Helen Jean, Jacquie Dorrance Curator of Fashion Design at Phoenix Art Museum, visited the Wichita Art Museum on Friday as part of the Howard E. Wooden Speaker Series. Jean discussed “Generation Paper,” the time for the fashion fad of “paper dresses,”which lasted from 1966-1970. 

“Now, this is the 1960s, so we have the rise of leisure activities, really having lots of backyard picnics,” Jean said. “Lots of events with flames, everybody smoking everywhere. So this was a very, very risky fashion moment.”

Jean started the lecture by explaining some of the purposes of fashion, such as to protect and cover, but said there’s a lot more fashion can do.

“It’s an escape. It’s an adventure. It’s an exploration. It’s curiosity, it’s technology. It’s the future,” Jean said.

Paper fashion blends with other industries such as chemical companies and paper manufacturers. The dresses weren’t actually made out of paper, like copy paper, but materials very similar to it.

“Paper’s the exciting word,” Jean said. “Because to say, ‘oh, I’m wearing a paper bikini to the beach today,’ that caught everyone’s attention.”

The collection in the Phoenix Art museum was gifted by Kelly Ellmen, a longtime supporter of the museum, who spent about 25-30 years collecting about 85 paper garments. 

“She understands that it is a record of our experiences,” Jean said. “That it ties us to one another, that it links us to our activities. It is a record of our finances, of our technology, of our automotive, of our industry, of our architecture, fashion records all of that.”

Jean said fashion also records special things from individual people. 

“If you ever sewn a patch onto a military uniform for someone, you’re stitching protection with every stitch,” Jean said. “If you’ve mended something for somebody that you care about, you put that time into it, you’re investing love into those textiles.”

The paper dress moment started as a way for chemical and paper companies to experiment and show off their materials. 

“Fashion was the playground they chose to experiment in,” Jean said. 

Scott’s Paper Company was a paper producer and started a mailing campaign where you could send in $1.25 (which includes your return stamp) and pick from the red bandana or the black and white pop art dress.

Jean said the dresses would come with instructions such as to not get them wet, iron on cool, don’t wash, but you can cut it shorter. The dresses were only supposed to be worn 3-5 times.

“This is a gimmick,” Jean said. “It’s a moment. It’s not intended to be what you wear forever. This is a flash in the pan moment. It’s a moment of experimentation.”

Jean said this wasn’t a trend because it was too short lived.
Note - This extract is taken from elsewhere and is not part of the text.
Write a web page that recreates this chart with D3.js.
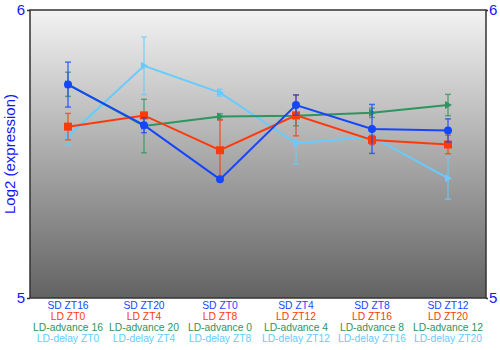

“This is a very short moment that just happened because it was the right art, the right aesthetic and the right user,” Jean said. “They were willing to jump on this highly risky, exciting opportunity.”
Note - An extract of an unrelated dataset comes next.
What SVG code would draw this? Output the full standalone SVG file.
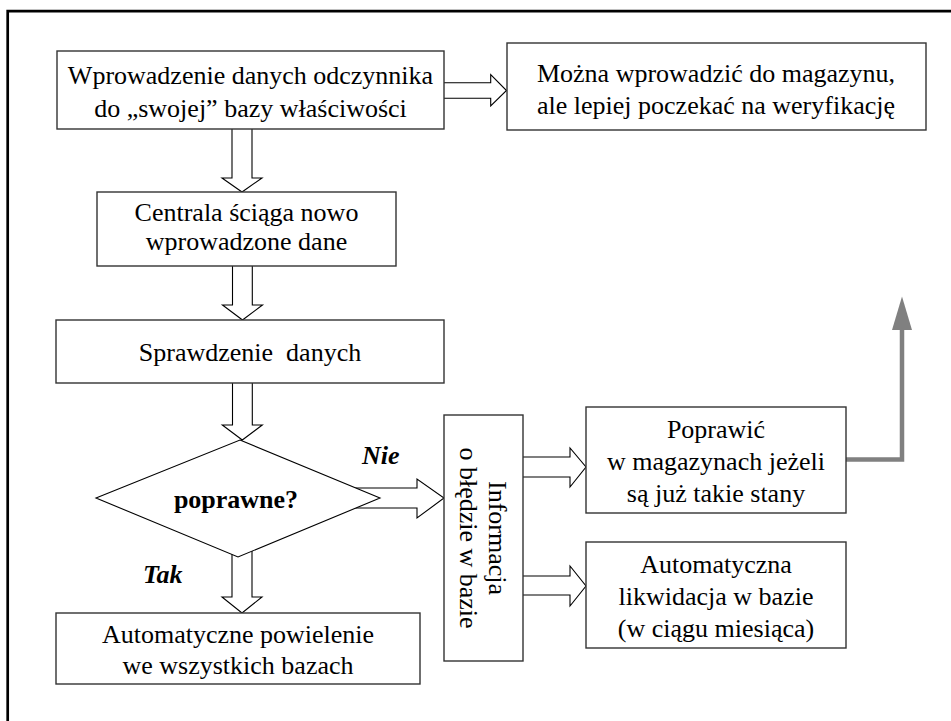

Some of the companies were “The Disposables,” “Wastebasket Boutique” and “Candy Wrappers.” 

The clothes created were rompers, dresses, hats, earrings, childrens clothes, menswear, bathing suits (that you couldn’t swim in) and more. 

The clothes were “walking billboards,” with Campbell’s soup on some, and presidential candidates on others. 

However, this trend was quickly in and quickly out because of the rise of the environmental movement, the rise of craft and the fact that the garments  weren’t comfortable or practical. 

Jean ended the presentation with a quote from the president of the Palawan Corporation in 1967. 

“Paper fashions are, at best, a conversation piece. To put on a paper dress is like taking that first step towards the moon.”